'''
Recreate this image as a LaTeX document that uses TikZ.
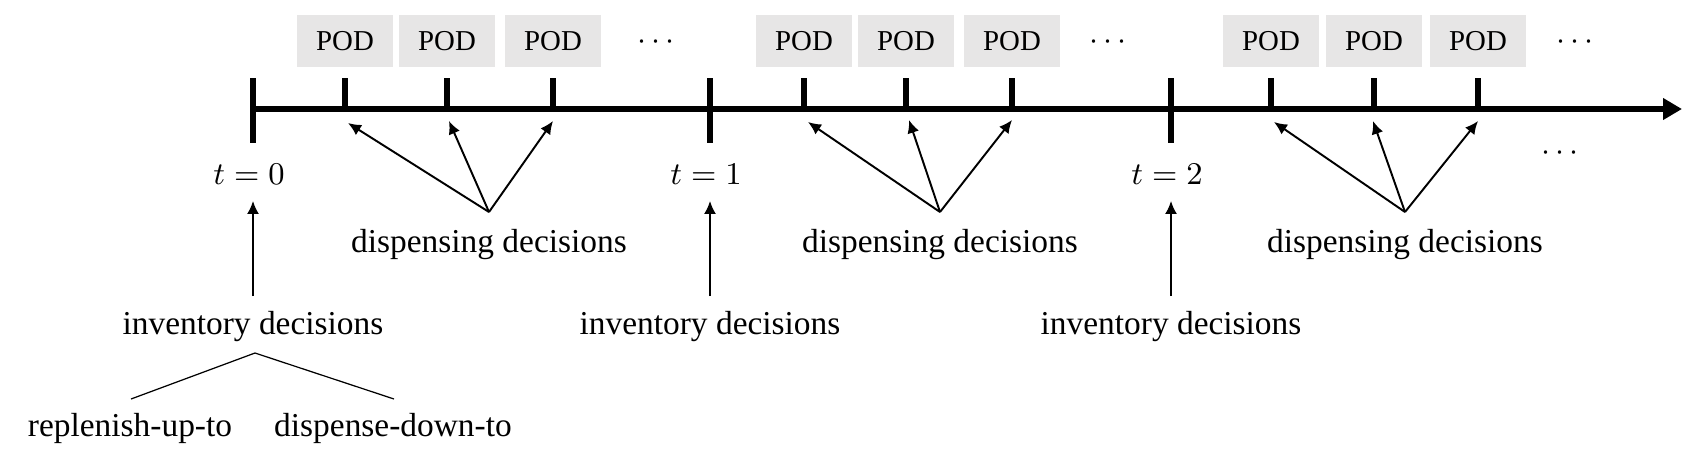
\documentclass[tikz,border=0pt]{standalone}
\usepackage{fontspec}
\setmainfont{Liberation Serif}
\usetikzlibrary{arrows.meta}
\definecolor{podgray}{HTML}{E7E6E6}

\begin{document}
\begin{tikzpicture}[x=0.01cm, y=-0.01cm, font=\fontsize{9.5}{11}\selectfont,
	axis/.style={line width=1.65pt},
	pod/.style={fill=podgray, minimum width=0.96cm, minimum height=0.51cm, inner sep=0pt, font=\fontsize{8.2}{10}\selectfont},
	txt/.style={inner sep=0pt},
	pick/.style={-{Latex[length=3.7pt,width=3.4pt]}, line width=0.55pt},
	branch/.style={line width=0.35pt}
	]

\useasboundingbox (0,0) rectangle (1700,466);

% time axis
\coordinate (start) at (253,109);
\coordinate (end) at (1682,109);
\draw[axis, -{Triangle[length=5.4pt,width=5.9pt]}] (start) -- (end);

% period t=0
\draw[axis] (253,78) -- (253,143) (345,78) -- (345,109) (447,78) -- (447,109) (553,78) -- (553,109);
\node[pod] (pod0a) at (345,41) {POD};
\node[pod] (pod0b) at (447,41) {POD};
\node[pod] (pod0c) at (553,41) {POD};
\node[txt] (more0) at (656,42) {$\cdots$};
\node[txt] (t0) at (249,174) {$t=0$};
\node[txt] (inv0) at (253,327) {inventory decisions};
\node[txt] (disp0) at (489,245) {dispensing decisions};
\coordinate (fan0) at (489,212);
\coordinate (tip0a) at (348,123);
\coordinate (tip0b) at (449,121);
\coordinate (tip0c) at (553,121);
\draw[pick, shorten <=0.15cm, shorten >=0.16cm] (inv0.north) -- (inv0.north |- t0.south);
\draw[pick] (fan0) -- (tip0a);
\draw[pick] (fan0) -- (tip0b);
\draw[pick] (fan0) -- (tip0c);

% period t=1
\draw[axis] (710,78) -- (710,143) (804,78) -- (804,109) (906,78) -- (906,109) (1012,78) -- (1012,109);
\node[pod] (pod1a) at (804,41) {POD};
\node[pod] (pod1b) at (906,41) {POD};
\node[pod] (pod1c) at (1012,41) {POD};
\node[txt] (more1) at (1108,42) {$\cdots$};
\node[txt] (t1) at (706,174) {$t=1$};
\node[txt] (inv1) at (710,327) {inventory decisions};
\node[txt] (disp1) at (940,245) {dispensing decisions};
\coordinate (fan1) at (940,212);
\coordinate (tip1a) at (808,122);
\coordinate (tip1b) at (909,120);
\coordinate (tip1c) at (1012,120);
\draw[pick, shorten <=0.15cm, shorten >=0.16cm] (inv1.north) -- (inv1.north |- t1.south);
\draw[pick] (fan1) -- (tip1a);
\draw[pick] (fan1) -- (tip1b);
\draw[pick] (fan1) -- (tip1c);

% period t=2
\draw[axis] (1171,78) -- (1171,143) (1271,78) -- (1271,109) (1374,78) -- (1374,109) (1478,78) -- (1478,109);
\node[pod] (pod2a) at (1271,41) {POD};
\node[pod] (pod2b) at (1374,41) {POD};
\node[pod] (pod2c) at (1478,41) {POD};
\node[txt] (more2) at (1575,42) {$\cdots$};
\node[txt] (t2) at (1167,174) {$t=2$};
\node[txt] (inv2) at (1171,327) {inventory decisions};
\node[txt] (disp2) at (1405,245) {dispensing decisions};
\coordinate (fan2) at (1405,212);
\coordinate (tip2a) at (1274,122);
\coordinate (tip2b) at (1373,121);
\coordinate (tip2c) at (1478,121);
\draw[pick, shorten <=0.15cm, shorten >=0.16cm] (inv2.north) -- (inv2.north |- t2.south);
\draw[pick] (fan2) -- (tip2a);
\draw[pick] (fan2) -- (tip2b);
\draw[pick] (fan2) -- (tip2c);

\node[txt] (more3) at (1560,153) {$\cdots$};

% split of the inventory decisions
\node[txt] (rep) at (130,428) {replenish-up-to};
\node[txt] (down) at (393,428) {dispense-down-to};
\coordinate (split) at (255,353);
\coordinate (repTop) at (131,399);
\coordinate (downTop) at (394,399);
\draw[branch] (repTop) -- (split) -- (downTop);

\end{tikzpicture}
\end{document}
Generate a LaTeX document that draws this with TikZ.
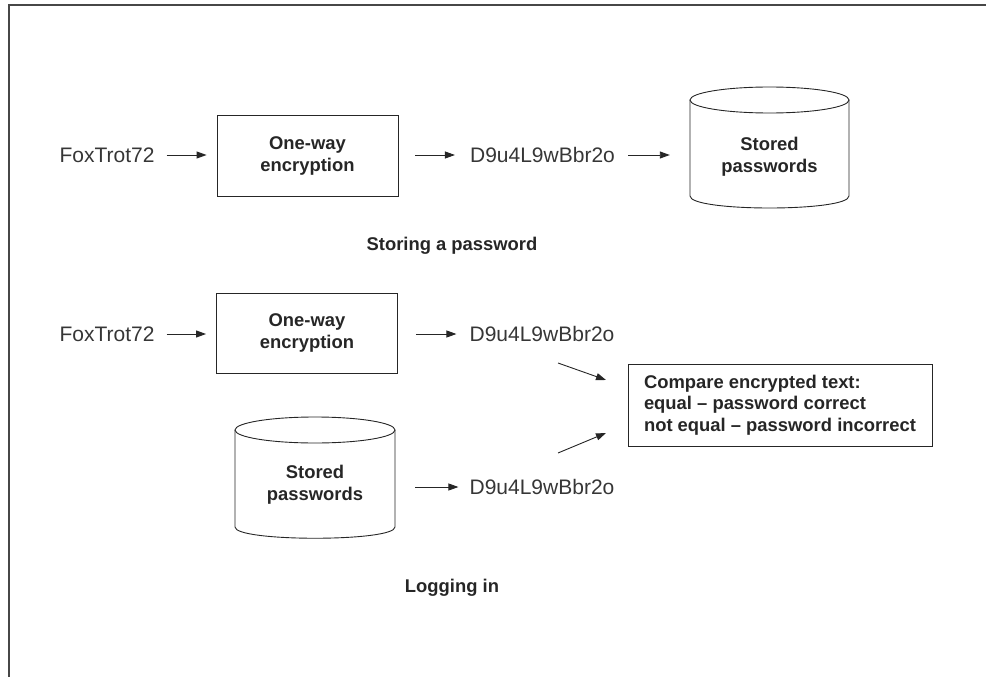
\documentclass[tikz,border=0pt]{standalone}
\usepackage{fontspec}
\setmainfont{Liberation Sans}
\usetikzlibrary{arrows.meta}
\definecolor{ink}{HTML}{262626}
\definecolor{codeink}{HTML}{363636}
\begin{document}
\begin{tikzpicture}[x=1pt,y=-1pt,
  lbl/.style={font=\fontsize{18.4}{22}\selectfont\bfseries, align=center, text=ink},
  code/.style={font=\fontsize{21}{25}\selectfont, inner sep=0pt, text=codeink},
  procbox/.style={draw=ink, line width=0.9pt, lbl, minimum width=181pt, minimum height=81pt, inner sep=0pt},
  cmpbox/.style={draw=ink, line width=0.9pt, font=\fontsize{18.4}{21.5}\selectfont\bfseries, text=ink, align=left, minimum width=304pt, minimum height=82pt, inner sep=0pt},
  flow/.style={draw=ink, line width=0.9pt, -{Triangle[length=10pt,width=7pt]}},
  dbline/.style={draw=ink, line width=0.9pt},
  frame/.style={draw=ink!85, line width=1.3pt},
]
\useasboundingbox (0,0) rectangle (986,677);
\draw[frame] (986,5) -- (9,5) -- (9,677);

% ---------- storing ----------
\node[code] (fox1) at (107,155) {FoxTrot72};
\node[procbox] (enc1) at (307.5,156) {One-way\\encryption};
\node[code] (hash1) at (542.5,155) {D9u4L9wBbr2o};
\node[lbl, minimum width=159pt, inner sep=0pt] (db1) at (769.5,157) {Stored\\passwords};
\draw[dbline] (769.5,100) ellipse [x radius=79.5, y radius=13];
\draw[dbline] (690,100) -- (690,196) .. controls (690,212) and (849,212) .. (849,196) -- (849,100);

\draw[flow, shorten <=12pt, shorten >=10pt] (fox1.east) -- (fox1.east -| enc1.west);
\draw[flow, shorten <=17pt, shorten >=15pt] (hash1.west -| enc1.east) -- (hash1.west);
\draw[flow, shorten <=13pt, shorten >=20pt] (hash1.east) -- (hash1.east -| db1.west);

\node[lbl] (cap1) at (452,246) {Storing a password};

% ---------- logging in ----------
\node[code] (fox2) at (107,334) {FoxTrot72};
\node[procbox, minimum height=80pt] (enc2) at (307,333) {One-way\\encryption};
\node[code] (hash2) at (542,334) {D9u4L9wBbr2o};

\node[lbl, minimum width=160pt, inner sep=0pt] (db2) at (315,485) {Stored\\passwords};
\draw[dbline] (315,430) ellipse [x radius=80, y radius=13];
\draw[dbline] (235,430) -- (235,527) .. controls (235,542) and (395,542) .. (395,527) -- (395,430);

\node[code] (hash3) at (542,487) {D9u4L9wBbr2o};

\node[cmpbox] (cmp) at (780,405) {Compare encrypted text:\\equal -- password correct\\not equal -- password incorrect};

\draw[flow, shorten <=12pt, shorten >=10pt] (fox2.east) -- (fox2.east -| enc2.west);
\draw[flow, shorten <=18pt, shorten >=13pt] (hash2.west -| enc2.east) -- (hash2.west);
\draw[flow, shorten <=20pt, shorten >=11pt] (hash3.west -| db2.east) -- (hash3.west);

\coordinate (t1s) at (558,363);
\coordinate (t1e) at (606,380);
\coordinate (t2s) at (558,453);
\coordinate (t2e) at (606,433);
\draw[flow] (t1s) -- (t1e);
\draw[flow] (t2s) -- (t2e);

\node[lbl] (cap2) at (452,588) {Logging in};
\end{tikzpicture}
\end{document}
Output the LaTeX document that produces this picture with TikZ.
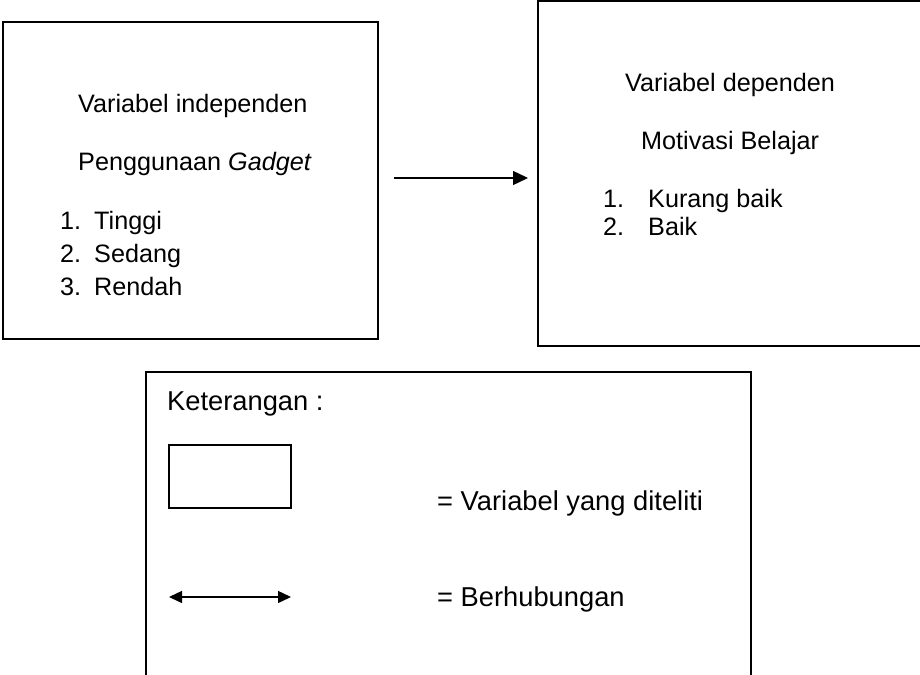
'''
DESCRIPTION OF THE TASK:
Each entry should be repeated exactly as it appears; the pictures stay out.

WRITTEN ANSWER:
Recreate this image as a LaTeX document that uses TikZ.
\documentclass[tikz,border=0pt]{standalone}
\usepackage{fontspec}
\setmainfont{Liberation Serif}
\usetikzlibrary{arrows.meta}
\definecolor{podgray}{HTML}{E7E6E6}

\begin{document}
\begin{tikzpicture}[x=0.01cm, y=-0.01cm, font=\fontsize{9.5}{11}\selectfont,
	axis/.style={line width=1.65pt},
	pod/.style={fill=podgray, minimum width=0.96cm, minimum height=0.51cm, inner sep=0pt, font=\fontsize{8.2}{10}\selectfont},
	txt/.style={inner sep=0pt},
	pick/.style={-{Latex[length=3.7pt,width=3.4pt]}, line width=0.55pt},
	branch/.style={line width=0.35pt}
	]

\useasboundingbox (0,0) rectangle (1700,466);

% time axis
\coordinate (start) at (253,109);
\coordinate (end) at (1682,109);
\draw[axis, -{Triangle[length=5.4pt,width=5.9pt]}] (start) -- (end);

% period t=0
\draw[axis] (253,78) -- (253,143) (345,78) -- (345,109) (447,78) -- (447,109) (553,78) -- (553,109);
\node[pod] (pod0a) at (345,41) {POD};
\node[pod] (pod0b) at (447,41) {POD};
\node[pod] (pod0c) at (553,41) {POD};
\node[txt] (more0) at (656,42) {$\cdots$};
\node[txt] (t0) at (249,174) {$t=0$};
\node[txt] (inv0) at (253,327) {inventory decisions};
\node[txt] (disp0) at (489,245) {dispensing decisions};
\coordinate (fan0) at (489,212);
\coordinate (tip0a) at (348,123);
\coordinate (tip0b) at (449,121);
\coordinate (tip0c) at (553,121);
\draw[pick, shorten <=0.15cm, shorten >=0.16cm] (inv0.north) -- (inv0.north |- t0.south);
\draw[pick] (fan0) -- (tip0a);
\draw[pick] (fan0) -- (tip0b);
\draw[pick] (fan0) -- (tip0c);

% period t=1
\draw[axis] (710,78) -- (710,143) (804,78) -- (804,109) (906,78) -- (906,109) (1012,78) -- (1012,109);
\node[pod] (pod1a) at (804,41) {POD};
\node[pod] (pod1b) at (906,41) {POD};
\node[pod] (pod1c) at (1012,41) {POD};
\node[txt] (more1) at (1108,42) {$\cdots$};
\node[txt] (t1) at (706,174) {$t=1$};
\node[txt] (inv1) at (710,327) {inventory decisions};
\node[txt] (disp1) at (940,245) {dispensing decisions};
\coordinate (fan1) at (940,212);
\coordinate (tip1a) at (808,122);
\coordinate (tip1b) at (909,120);
\coordinate (tip1c) at (1012,120);
\draw[pick, shorten <=0.15cm, shorten >=0.16cm] (inv1.north) -- (inv1.north |- t1.south);
\draw[pick] (fan1) -- (tip1a);
\draw[pick] (fan1) -- (tip1b);
\draw[pick] (fan1) -- (tip1c);

% period t=2
\draw[axis] (1171,78) -- (1171,143) (1271,78) -- (1271,109) (1374,78) -- (1374,109) (1478,78) -- (1478,109);
\node[pod] (pod2a) at (1271,41) {POD};
\node[pod] (pod2b) at (1374,41) {POD};
\node[pod] (pod2c) at (1478,41) {POD};
\node[txt] (more2) at (1575,42) {$\cdots$};
\node[txt] (t2) at (1167,174) {$t=2$};
\node[txt] (inv2) at (1171,327) {inventory decisions};
\node[txt] (disp2) at (1405,245) {dispensing decisions};
\coordinate (fan2) at (1405,212);
\coordinate (tip2a) at (1274,122);
\coordinate (tip2b) at (1373,121);
\coordinate (tip2c) at (1478,121);
\draw[pick, shorten <=0.15cm, shorten >=0.16cm] (inv2.north) -- (inv2.north |- t2.south);
\draw[pick] (fan2) -- (tip2a);
\draw[pick] (fan2) -- (tip2b);
\draw[pick] (fan2) -- (tip2c);

\node[txt] (more3) at (1560,153) {$\cdots$};

% split of the inventory decisions
\node[txt] (rep) at (130,428) {replenish-up-to};
\node[txt] (down) at (393,428) {dispense-down-to};
\coordinate (split) at (255,353);
\coordinate (repTop) at (131,399);
\coordinate (downTop) at (394,399);
\draw[branch] (repTop) -- (split) -- (downTop);

\end{tikzpicture}
\end{document}
Generate a LaTeX document that draws this with TikZ.
\documentclass[tikz,border=0pt]{standalone}
\usepackage{fontspec}
\setmainfont{Liberation Sans}
\usetikzlibrary{arrows.meta}
\definecolor{ink}{HTML}{262626}
\definecolor{codeink}{HTML}{363636}
\begin{document}
\begin{tikzpicture}[x=1pt,y=-1pt,
  lbl/.style={font=\fontsize{18.4}{22}\selectfont\bfseries, align=center, text=ink},
  code/.style={font=\fontsize{21}{25}\selectfont, inner sep=0pt, text=codeink},
  procbox/.style={draw=ink, line width=0.9pt, lbl, minimum width=181pt, minimum height=81pt, inner sep=0pt},
  cmpbox/.style={draw=ink, line width=0.9pt, font=\fontsize{18.4}{21.5}\selectfont\bfseries, text=ink, align=left, minimum width=304pt, minimum height=82pt, inner sep=0pt},
  flow/.style={draw=ink, line width=0.9pt, -{Triangle[length=10pt,width=7pt]}},
  dbline/.style={draw=ink, line width=0.9pt},
  frame/.style={draw=ink!85, line width=1.3pt},
]
\useasboundingbox (0,0) rectangle (986,677);
\draw[frame] (986,5) -- (9,5) -- (9,677);

% ---------- storing ----------
\node[code] (fox1) at (107,155) {FoxTrot72};
\node[procbox] (enc1) at (307.5,156) {One-way\\encryption};
\node[code] (hash1) at (542.5,155) {D9u4L9wBbr2o};
\node[lbl, minimum width=159pt, inner sep=0pt] (db1) at (769.5,157) {Stored\\passwords};
\draw[dbline] (769.5,100) ellipse [x radius=79.5, y radius=13];
\draw[dbline] (690,100) -- (690,196) .. controls (690,212) and (849,212) .. (849,196) -- (849,100);

\draw[flow, shorten <=12pt, shorten >=10pt] (fox1.east) -- (fox1.east -| enc1.west);
\draw[flow, shorten <=17pt, shorten >=15pt] (hash1.west -| enc1.east) -- (hash1.west);
\draw[flow, shorten <=13pt, shorten >=20pt] (hash1.east) -- (hash1.east -| db1.west);

\node[lbl] (cap1) at (452,246) {Storing a password};

% ---------- logging in ----------
\node[code] (fox2) at (107,334) {FoxTrot72};
\node[procbox, minimum height=80pt] (enc2) at (307,333) {One-way\\encryption};
\node[code] (hash2) at (542,334) {D9u4L9wBbr2o};

\node[lbl, minimum width=160pt, inner sep=0pt] (db2) at (315,485) {Stored\\passwords};
\draw[dbline] (315,430) ellipse [x radius=80, y radius=13];
\draw[dbline] (235,430) -- (235,527) .. controls (235,542) and (395,542) .. (395,527) -- (395,430);

\node[code] (hash3) at (542,487) {D9u4L9wBbr2o};

\node[cmpbox] (cmp) at (780,405) {Compare encrypted text:\\equal -- password correct\\not equal -- password incorrect};

\draw[flow, shorten <=12pt, shorten >=10pt] (fox2.east) -- (fox2.east -| enc2.west);
\draw[flow, shorten <=18pt, shorten >=13pt] (hash2.west -| enc2.east) -- (hash2.west);
\draw[flow, shorten <=20pt, shorten >=11pt] (hash3.west -| db2.east) -- (hash3.west);

\coordinate (t1s) at (558,363);
\coordinate (t1e) at (606,380);
\coordinate (t2s) at (558,453);
\coordinate (t2e) at (606,433);
\draw[flow] (t1s) -- (t1e);
\draw[flow] (t2s) -- (t2e);

\node[lbl] (cap2) at (452,588) {Logging in};
\end{tikzpicture}
\end{document}
Output the LaTeX document that produces this picture with TikZ.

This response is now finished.